A: Not much different, just poorer, and the females are dead not just physically and statistically but in their eyes. They are exhausted from all the incessant violence and seemed resigned to death as a welcoming relief from their poverty and low status as a female.
Q: What did you learn/appreciate/feel here of yourself since you put so much of yourself into the Kolo training work?
A: I appreciate that I do this for myself. That I can go to sleep at night and look at my children in the eye and say: "I am working to make this world a place of peace and inclusive of females and the feminine by my own small acts." At 48, I can be aware and able to see how whatever we have been doing up until this point has not worked and has been the most violent reign in the herstory of the Mother Earth. To face this and know that I cannot change the world only myself has been an incredible gifting. The other gifting is feeling the sister kinship with the women and their families. Witnessing their lives is sacred to me and fills me with awe, wonder and love.

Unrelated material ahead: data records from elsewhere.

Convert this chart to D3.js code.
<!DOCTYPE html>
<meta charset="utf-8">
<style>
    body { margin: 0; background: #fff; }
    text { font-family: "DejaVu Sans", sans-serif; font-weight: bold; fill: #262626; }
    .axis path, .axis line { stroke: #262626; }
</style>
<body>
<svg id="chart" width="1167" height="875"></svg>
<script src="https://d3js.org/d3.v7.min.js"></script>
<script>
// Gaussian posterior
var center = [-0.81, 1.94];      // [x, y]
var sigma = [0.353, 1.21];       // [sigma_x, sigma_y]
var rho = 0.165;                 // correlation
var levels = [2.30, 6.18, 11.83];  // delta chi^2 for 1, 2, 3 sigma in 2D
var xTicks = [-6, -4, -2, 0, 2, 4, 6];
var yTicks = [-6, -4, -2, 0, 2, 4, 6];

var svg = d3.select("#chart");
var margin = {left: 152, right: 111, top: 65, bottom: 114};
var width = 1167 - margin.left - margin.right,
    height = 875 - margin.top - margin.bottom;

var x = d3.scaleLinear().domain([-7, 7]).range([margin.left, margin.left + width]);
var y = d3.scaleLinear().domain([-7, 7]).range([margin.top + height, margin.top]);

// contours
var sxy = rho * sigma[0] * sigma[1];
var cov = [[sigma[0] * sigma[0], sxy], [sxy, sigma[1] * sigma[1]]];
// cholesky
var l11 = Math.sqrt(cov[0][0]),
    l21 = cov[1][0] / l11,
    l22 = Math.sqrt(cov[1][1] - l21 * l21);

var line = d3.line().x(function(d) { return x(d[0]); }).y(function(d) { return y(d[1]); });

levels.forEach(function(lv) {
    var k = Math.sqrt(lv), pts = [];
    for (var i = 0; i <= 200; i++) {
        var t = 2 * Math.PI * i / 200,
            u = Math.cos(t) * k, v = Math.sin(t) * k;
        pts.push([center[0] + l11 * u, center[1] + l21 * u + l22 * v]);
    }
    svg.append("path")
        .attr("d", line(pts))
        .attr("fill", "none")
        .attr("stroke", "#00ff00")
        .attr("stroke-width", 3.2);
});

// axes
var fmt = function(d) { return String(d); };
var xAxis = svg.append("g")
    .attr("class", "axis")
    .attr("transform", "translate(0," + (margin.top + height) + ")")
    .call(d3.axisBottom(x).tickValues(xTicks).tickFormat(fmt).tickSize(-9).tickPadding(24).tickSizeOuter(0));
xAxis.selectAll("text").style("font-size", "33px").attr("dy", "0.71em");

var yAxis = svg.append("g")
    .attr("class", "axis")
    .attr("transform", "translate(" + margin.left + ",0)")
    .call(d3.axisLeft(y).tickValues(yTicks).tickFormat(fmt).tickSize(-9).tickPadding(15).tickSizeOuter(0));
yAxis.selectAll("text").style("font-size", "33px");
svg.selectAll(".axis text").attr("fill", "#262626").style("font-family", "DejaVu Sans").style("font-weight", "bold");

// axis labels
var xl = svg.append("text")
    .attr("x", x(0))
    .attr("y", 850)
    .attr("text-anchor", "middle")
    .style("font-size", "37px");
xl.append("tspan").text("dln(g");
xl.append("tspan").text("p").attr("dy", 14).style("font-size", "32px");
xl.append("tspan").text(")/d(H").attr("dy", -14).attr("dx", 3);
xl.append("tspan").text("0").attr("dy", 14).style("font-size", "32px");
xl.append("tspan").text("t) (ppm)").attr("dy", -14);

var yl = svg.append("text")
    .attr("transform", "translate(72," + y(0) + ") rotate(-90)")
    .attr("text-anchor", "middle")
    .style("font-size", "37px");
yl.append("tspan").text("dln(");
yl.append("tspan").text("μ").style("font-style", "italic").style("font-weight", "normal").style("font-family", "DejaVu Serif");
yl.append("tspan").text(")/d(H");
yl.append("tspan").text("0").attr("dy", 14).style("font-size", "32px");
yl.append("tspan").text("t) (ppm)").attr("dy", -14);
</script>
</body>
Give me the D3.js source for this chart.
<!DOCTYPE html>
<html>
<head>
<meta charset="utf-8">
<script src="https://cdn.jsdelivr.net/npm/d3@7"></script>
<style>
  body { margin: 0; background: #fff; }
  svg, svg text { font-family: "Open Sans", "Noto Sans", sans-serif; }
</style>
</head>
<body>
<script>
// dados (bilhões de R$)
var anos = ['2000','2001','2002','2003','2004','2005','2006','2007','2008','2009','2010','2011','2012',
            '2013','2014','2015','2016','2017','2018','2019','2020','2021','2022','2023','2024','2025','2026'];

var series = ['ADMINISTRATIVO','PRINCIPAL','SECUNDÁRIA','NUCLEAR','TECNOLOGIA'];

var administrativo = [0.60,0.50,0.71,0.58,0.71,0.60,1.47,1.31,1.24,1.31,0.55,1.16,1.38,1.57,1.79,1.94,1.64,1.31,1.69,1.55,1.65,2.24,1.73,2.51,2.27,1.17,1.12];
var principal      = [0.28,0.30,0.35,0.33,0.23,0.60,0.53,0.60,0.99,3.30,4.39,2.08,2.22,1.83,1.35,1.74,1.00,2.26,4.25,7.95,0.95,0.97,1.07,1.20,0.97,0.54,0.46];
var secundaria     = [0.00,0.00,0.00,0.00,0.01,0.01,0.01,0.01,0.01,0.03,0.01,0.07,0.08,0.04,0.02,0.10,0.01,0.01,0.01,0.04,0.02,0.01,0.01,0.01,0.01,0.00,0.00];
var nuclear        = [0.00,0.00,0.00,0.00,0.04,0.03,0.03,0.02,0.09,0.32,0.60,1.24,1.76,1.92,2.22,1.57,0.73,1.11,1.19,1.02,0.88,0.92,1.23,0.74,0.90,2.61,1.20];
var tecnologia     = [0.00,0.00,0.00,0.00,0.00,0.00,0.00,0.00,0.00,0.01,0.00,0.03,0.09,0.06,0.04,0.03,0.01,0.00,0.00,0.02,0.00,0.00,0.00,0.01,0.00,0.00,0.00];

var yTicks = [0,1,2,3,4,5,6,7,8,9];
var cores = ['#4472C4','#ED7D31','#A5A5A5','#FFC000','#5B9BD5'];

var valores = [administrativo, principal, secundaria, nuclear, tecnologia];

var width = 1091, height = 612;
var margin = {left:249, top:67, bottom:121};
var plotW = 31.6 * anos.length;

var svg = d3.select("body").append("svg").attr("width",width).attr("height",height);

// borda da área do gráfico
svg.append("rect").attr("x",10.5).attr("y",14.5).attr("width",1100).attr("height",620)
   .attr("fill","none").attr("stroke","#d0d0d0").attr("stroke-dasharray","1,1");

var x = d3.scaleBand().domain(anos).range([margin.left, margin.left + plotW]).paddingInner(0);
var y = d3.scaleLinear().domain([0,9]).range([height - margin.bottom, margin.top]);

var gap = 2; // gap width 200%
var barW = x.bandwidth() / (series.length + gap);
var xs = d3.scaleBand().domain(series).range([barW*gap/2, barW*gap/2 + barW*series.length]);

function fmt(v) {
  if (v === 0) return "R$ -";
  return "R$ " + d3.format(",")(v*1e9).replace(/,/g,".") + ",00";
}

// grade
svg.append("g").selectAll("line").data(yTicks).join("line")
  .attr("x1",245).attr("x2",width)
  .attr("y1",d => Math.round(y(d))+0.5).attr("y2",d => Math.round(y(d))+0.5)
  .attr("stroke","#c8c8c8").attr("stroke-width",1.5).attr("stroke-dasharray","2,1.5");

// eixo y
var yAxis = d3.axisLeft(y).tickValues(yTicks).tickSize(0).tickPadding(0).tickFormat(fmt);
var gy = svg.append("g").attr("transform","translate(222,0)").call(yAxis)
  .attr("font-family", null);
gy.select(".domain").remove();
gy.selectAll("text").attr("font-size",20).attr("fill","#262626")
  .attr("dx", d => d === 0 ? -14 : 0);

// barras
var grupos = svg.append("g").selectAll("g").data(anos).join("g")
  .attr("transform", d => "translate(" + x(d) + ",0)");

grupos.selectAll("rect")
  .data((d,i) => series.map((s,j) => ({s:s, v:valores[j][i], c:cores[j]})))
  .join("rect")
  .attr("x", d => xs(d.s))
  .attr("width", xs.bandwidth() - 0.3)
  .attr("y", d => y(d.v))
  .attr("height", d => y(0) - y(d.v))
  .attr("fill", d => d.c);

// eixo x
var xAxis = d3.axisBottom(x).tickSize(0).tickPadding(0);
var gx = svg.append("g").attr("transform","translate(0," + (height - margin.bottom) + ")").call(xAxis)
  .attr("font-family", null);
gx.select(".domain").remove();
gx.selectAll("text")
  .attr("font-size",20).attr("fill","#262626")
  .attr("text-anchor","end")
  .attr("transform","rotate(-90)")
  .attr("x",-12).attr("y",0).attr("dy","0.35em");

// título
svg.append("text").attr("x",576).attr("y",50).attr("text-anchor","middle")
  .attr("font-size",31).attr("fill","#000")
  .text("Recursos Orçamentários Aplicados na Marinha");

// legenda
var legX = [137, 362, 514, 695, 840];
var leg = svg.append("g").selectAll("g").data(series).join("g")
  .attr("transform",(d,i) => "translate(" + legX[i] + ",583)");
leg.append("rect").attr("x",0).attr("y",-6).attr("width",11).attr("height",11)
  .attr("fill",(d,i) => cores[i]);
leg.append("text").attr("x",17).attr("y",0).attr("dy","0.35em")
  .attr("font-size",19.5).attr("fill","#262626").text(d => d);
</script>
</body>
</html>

Q: What can women here do to help?
A: Stop being passive. Stop waiting for permission to do something or that what they feel or do is not important. The small act of housekeeping, sweeping the ash from the street in war torn countries is great activism. Rising children with love is another great act of activism. Knowing female culture and female humanity is critical to ecology and for peace. Voting, membership in sister kinship organizations such as NOW are all helpful. It is us 'average' women who change the world. Not the powers that be.